REPUBLIKA.CO.ID, JAKARTA -- Persoalan pengeras suara yang diperdebatkan menjadi pemicu aksi kekerasan di Tolikara, Papua, justru membuat kesimpangsiuran faktor penyebab insiden tersebut. Hal ini menyusul pernyataan Wapres terkait adanya Peraturan Daerah (Perda) pengeras suara yang dibantah Kementerian Agama (Kemenag).
Ketua Komisi VIII DPR RI Saleh Partaonan Daulay mengatakan masalah pengeras suara bisa menyebabkan kebingungan dan ketidakpastian informasi. Justru pemberitaan semakin simpang siur dan tidak menemukan akar masalah sebenarnya.
"Pemerintah diminta tidak memberikan pernyataan yang simpang siur terkait tragedi Tolikara. Pasalnya, pernyataan yang simpang siur bisa menyebabkan kebingungan dan ketidakpastian informasi. Ini terlihat secara jelas dalam penjelasan Wapres dan Menag terkait adanya Perda yang melarang rumah ibadah Islam memakai pengeras suara di Tolikara," katanya kepada ROL, Senin (20/7).
Pernyataan berbeda tersebut dinilainya menunjukkan tidak adanya informasi valid yang diterima pemerintah pusat. Fakta ini dikhawatirkan akan berpengaruh dalam proses penanganan dan pengusutan kasus tersebut. Bisa jadi, dengan perbedaan informasi ini justru membuat masyarakat kesulitan untuk memahami kejadian yang sesungguhnya terjadi di sana.
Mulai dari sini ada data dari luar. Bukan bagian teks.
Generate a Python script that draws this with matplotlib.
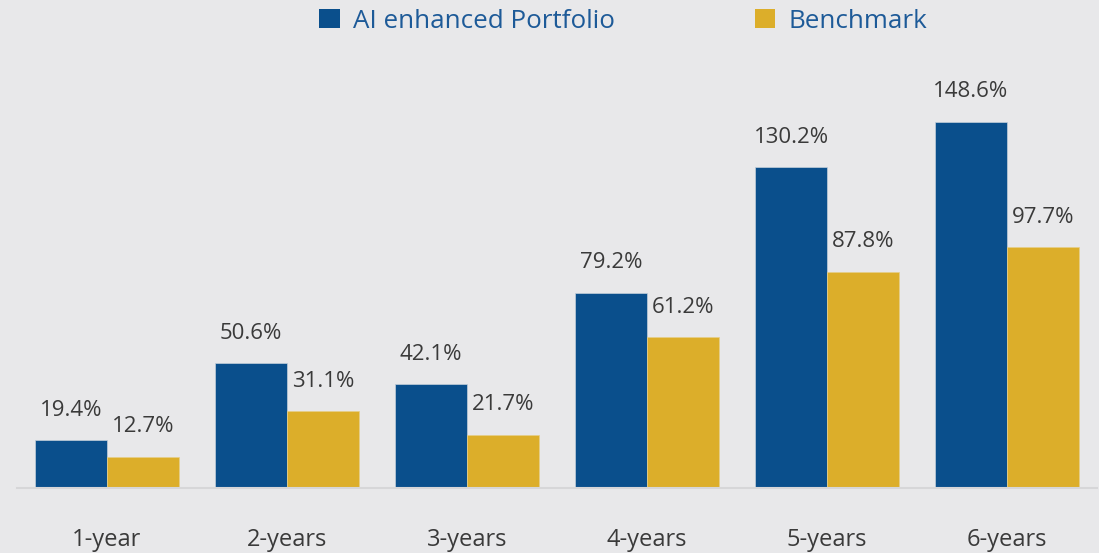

Sebelumnya Wapres Jusuf Kalla mengklarifikasi pernyataannya terkait penyebab kerusuhan yang sebelumnya menduga terjadi karena pengeras suara. Setelah banyak yang mengecam, wapres lalu meluruskan pernyataannya dengan mengatakan bahwa di sana memang ada perda yang melarang pemakaian pengeras suara.
Namun pernyataan Wapres tersebut kemudian dibantah oleh Menag. Menurut Menag, tidak benar bahwa di sana ada perda seperti itu. Walaupun memang ada wacana ke arah pembuatan perda tersebut.
"Sebagai pembantu presiden dan Wapres, Menag semestinya secara pro aktif memberikan informasi yang benar kepada atasannya. Jangan sampai, informasi pihak lain yang tidak otoritatif dijadikan rujukan. Tidak sepantasnya, Wapres salah dalam memberikan pernyataan," jelasnya.